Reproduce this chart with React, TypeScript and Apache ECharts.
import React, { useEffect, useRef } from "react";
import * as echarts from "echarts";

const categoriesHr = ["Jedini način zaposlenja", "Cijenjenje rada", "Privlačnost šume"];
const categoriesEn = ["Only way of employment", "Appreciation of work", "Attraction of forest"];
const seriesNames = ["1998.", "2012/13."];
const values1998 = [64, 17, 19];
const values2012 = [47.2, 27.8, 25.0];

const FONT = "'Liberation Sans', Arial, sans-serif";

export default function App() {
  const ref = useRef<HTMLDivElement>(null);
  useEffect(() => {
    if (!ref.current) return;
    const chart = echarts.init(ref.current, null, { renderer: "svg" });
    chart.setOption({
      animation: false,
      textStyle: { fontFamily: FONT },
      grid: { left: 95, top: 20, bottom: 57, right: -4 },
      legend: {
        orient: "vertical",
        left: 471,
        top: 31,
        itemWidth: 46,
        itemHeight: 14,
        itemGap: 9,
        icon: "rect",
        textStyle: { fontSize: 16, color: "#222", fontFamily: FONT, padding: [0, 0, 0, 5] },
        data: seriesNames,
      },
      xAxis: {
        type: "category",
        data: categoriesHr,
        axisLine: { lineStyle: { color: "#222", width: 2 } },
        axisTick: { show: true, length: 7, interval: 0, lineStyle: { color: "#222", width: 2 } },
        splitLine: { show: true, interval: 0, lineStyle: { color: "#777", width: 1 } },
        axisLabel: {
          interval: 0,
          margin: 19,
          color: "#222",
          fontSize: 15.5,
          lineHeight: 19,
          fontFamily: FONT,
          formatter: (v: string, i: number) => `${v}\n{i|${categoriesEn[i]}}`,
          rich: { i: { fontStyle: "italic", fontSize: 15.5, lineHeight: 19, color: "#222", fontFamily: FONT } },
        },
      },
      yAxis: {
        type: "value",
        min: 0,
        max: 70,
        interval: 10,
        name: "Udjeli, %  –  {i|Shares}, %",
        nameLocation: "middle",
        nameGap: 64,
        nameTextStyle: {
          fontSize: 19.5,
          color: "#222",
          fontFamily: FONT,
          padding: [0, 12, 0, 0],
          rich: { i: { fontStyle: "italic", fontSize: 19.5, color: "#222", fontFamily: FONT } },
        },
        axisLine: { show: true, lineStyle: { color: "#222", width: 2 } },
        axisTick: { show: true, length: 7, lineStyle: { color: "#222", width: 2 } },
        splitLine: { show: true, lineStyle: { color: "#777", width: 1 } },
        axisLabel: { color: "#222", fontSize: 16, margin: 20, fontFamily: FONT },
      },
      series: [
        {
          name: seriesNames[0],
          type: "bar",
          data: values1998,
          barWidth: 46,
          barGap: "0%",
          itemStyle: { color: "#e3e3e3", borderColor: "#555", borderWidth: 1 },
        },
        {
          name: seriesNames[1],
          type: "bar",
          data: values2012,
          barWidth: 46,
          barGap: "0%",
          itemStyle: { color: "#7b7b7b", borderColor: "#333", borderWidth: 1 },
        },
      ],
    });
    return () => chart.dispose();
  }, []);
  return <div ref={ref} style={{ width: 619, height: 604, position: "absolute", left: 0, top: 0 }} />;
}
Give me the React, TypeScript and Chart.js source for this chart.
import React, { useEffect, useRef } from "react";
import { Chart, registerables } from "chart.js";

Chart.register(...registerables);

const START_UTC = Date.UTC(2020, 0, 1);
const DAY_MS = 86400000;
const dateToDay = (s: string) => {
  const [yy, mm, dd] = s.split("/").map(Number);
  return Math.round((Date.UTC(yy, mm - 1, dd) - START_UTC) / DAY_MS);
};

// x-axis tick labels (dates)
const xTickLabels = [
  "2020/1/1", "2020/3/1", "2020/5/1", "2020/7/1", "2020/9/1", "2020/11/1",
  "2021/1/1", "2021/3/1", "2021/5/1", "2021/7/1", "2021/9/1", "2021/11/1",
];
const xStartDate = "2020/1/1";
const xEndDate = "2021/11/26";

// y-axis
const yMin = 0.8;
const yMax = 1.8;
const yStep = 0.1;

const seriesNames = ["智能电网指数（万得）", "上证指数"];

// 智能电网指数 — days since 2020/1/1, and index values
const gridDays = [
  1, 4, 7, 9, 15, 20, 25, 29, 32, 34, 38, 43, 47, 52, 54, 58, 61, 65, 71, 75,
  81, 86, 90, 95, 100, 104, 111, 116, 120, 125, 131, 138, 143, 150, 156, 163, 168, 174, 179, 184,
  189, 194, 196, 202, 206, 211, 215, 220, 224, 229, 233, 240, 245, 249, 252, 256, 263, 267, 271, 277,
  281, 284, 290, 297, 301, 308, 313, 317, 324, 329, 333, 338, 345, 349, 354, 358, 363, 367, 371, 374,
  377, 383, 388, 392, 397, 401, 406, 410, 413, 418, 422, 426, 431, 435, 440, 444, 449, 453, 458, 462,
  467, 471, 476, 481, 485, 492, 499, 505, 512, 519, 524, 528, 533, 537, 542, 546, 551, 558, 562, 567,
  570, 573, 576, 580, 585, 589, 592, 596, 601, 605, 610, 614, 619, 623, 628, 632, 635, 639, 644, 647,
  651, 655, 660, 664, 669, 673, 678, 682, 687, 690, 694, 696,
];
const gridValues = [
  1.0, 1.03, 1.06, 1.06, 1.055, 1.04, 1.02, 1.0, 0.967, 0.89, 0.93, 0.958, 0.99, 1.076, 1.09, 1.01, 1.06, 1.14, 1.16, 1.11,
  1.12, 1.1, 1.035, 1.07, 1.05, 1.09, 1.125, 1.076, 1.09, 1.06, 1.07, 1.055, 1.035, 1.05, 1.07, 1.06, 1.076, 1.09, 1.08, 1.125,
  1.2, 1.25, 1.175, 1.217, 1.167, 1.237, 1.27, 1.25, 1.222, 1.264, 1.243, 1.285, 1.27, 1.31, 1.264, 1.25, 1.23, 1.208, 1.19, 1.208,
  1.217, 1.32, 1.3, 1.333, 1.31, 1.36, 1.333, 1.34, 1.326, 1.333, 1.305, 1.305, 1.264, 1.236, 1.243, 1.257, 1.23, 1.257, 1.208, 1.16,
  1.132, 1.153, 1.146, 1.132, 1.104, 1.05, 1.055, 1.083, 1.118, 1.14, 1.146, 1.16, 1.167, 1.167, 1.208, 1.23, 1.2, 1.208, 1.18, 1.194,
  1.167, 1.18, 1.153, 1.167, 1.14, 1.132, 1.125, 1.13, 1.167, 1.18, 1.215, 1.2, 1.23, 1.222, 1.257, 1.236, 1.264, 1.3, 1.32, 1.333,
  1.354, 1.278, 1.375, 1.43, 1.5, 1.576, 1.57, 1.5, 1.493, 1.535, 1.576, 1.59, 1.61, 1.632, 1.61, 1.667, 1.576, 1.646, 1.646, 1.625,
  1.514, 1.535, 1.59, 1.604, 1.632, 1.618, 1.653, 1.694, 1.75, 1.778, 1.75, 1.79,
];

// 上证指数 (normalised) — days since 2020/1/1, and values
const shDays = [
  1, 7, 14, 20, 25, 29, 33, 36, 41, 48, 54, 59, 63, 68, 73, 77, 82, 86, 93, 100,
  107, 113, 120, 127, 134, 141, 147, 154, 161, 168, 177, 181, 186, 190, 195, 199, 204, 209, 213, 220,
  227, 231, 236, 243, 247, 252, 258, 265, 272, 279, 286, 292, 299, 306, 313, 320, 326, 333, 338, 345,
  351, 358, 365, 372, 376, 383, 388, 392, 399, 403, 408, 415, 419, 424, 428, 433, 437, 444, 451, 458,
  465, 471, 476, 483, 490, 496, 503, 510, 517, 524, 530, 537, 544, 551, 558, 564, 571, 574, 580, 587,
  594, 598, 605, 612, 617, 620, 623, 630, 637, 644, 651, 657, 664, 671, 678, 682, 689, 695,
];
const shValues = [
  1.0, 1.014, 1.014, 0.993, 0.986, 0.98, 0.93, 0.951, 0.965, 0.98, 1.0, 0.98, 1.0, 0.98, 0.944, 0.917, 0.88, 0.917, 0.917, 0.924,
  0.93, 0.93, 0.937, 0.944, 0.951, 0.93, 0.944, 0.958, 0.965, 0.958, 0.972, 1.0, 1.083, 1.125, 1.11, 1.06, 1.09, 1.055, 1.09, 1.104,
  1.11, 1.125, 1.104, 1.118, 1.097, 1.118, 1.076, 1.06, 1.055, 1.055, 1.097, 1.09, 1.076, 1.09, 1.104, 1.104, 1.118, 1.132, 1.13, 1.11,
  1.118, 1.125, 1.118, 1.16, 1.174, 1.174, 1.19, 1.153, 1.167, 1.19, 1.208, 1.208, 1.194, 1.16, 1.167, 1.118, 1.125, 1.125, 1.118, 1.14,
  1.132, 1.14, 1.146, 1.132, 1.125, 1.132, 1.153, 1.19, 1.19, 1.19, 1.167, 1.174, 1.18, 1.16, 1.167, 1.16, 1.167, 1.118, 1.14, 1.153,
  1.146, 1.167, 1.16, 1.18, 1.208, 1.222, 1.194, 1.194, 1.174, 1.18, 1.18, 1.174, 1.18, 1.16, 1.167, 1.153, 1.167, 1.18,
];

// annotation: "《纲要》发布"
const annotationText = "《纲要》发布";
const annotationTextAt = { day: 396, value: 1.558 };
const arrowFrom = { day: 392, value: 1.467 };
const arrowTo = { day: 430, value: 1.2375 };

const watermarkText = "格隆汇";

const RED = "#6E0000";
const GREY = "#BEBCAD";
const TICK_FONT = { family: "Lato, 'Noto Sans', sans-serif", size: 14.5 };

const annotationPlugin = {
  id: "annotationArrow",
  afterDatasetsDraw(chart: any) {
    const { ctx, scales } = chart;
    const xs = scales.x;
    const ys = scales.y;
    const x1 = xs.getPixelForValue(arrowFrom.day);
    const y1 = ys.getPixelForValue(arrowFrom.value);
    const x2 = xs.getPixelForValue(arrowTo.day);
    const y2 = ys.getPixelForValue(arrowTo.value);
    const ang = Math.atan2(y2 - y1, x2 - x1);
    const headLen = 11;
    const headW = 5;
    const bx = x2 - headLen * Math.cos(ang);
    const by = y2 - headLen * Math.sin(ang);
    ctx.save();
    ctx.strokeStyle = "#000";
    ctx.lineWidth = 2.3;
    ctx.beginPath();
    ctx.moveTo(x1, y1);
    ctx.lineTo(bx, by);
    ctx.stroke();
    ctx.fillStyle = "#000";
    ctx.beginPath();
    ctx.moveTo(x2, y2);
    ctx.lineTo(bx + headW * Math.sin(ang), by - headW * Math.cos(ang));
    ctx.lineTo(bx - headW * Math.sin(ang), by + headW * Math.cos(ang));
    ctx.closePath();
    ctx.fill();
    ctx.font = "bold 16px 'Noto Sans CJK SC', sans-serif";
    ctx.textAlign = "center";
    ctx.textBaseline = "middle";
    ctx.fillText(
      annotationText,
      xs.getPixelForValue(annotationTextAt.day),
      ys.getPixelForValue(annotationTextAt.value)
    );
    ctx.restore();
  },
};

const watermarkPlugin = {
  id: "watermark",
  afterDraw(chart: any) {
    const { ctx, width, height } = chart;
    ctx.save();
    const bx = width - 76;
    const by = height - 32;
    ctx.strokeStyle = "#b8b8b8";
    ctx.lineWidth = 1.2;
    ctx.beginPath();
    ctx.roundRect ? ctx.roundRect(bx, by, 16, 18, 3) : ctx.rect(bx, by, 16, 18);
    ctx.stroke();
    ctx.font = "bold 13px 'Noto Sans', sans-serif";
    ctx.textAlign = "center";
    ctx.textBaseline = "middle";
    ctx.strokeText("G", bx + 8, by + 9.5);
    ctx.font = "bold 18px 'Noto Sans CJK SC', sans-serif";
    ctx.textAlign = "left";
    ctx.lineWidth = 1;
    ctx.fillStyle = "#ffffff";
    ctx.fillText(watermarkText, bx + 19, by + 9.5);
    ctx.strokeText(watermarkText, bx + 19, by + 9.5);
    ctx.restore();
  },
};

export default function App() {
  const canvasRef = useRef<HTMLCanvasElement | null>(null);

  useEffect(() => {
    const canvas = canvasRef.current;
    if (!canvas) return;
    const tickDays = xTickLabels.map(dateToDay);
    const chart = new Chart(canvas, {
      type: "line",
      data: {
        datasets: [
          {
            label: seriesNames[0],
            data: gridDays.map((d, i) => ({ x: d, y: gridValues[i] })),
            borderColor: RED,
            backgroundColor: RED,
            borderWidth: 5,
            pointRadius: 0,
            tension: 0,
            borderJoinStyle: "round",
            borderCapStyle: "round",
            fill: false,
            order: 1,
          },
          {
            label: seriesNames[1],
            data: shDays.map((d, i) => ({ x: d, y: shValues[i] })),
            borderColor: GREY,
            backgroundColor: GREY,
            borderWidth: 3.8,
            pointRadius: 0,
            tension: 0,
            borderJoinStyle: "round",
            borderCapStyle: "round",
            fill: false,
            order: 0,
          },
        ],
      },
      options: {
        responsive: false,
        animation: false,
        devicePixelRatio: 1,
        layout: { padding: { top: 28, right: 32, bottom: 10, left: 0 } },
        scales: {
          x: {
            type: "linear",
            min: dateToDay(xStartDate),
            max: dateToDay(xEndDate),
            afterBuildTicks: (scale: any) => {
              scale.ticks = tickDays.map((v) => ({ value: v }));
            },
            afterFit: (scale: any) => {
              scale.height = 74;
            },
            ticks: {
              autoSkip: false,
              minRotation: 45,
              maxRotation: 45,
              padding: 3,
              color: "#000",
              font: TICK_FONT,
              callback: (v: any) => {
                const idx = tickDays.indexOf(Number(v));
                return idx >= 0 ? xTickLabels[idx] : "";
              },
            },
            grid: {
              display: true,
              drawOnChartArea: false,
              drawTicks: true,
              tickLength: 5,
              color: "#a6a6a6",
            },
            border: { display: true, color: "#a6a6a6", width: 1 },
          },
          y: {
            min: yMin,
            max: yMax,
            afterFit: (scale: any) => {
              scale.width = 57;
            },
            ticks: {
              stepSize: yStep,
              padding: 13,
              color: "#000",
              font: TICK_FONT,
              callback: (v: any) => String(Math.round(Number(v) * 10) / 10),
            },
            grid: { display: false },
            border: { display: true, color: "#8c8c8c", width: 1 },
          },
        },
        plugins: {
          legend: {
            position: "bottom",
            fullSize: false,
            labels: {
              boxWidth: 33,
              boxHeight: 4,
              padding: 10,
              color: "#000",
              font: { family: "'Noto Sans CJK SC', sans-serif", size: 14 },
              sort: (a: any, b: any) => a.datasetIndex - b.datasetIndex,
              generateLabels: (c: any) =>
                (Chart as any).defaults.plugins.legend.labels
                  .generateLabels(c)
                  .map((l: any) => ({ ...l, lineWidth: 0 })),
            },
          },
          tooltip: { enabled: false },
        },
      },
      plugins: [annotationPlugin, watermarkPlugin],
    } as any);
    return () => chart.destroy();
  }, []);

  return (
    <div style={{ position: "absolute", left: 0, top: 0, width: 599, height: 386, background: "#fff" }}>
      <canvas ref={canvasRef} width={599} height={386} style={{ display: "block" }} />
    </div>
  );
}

+++

- **Instructions to follow**: Repeat, word for word, the lines from the opening of the material through the line containing "import * as".

- **Complete output**:
Reproduce this chart with React, TypeScript and Apache ECharts.
import React, { useEffect, useRef } from "react";
import * as echarts from "echarts";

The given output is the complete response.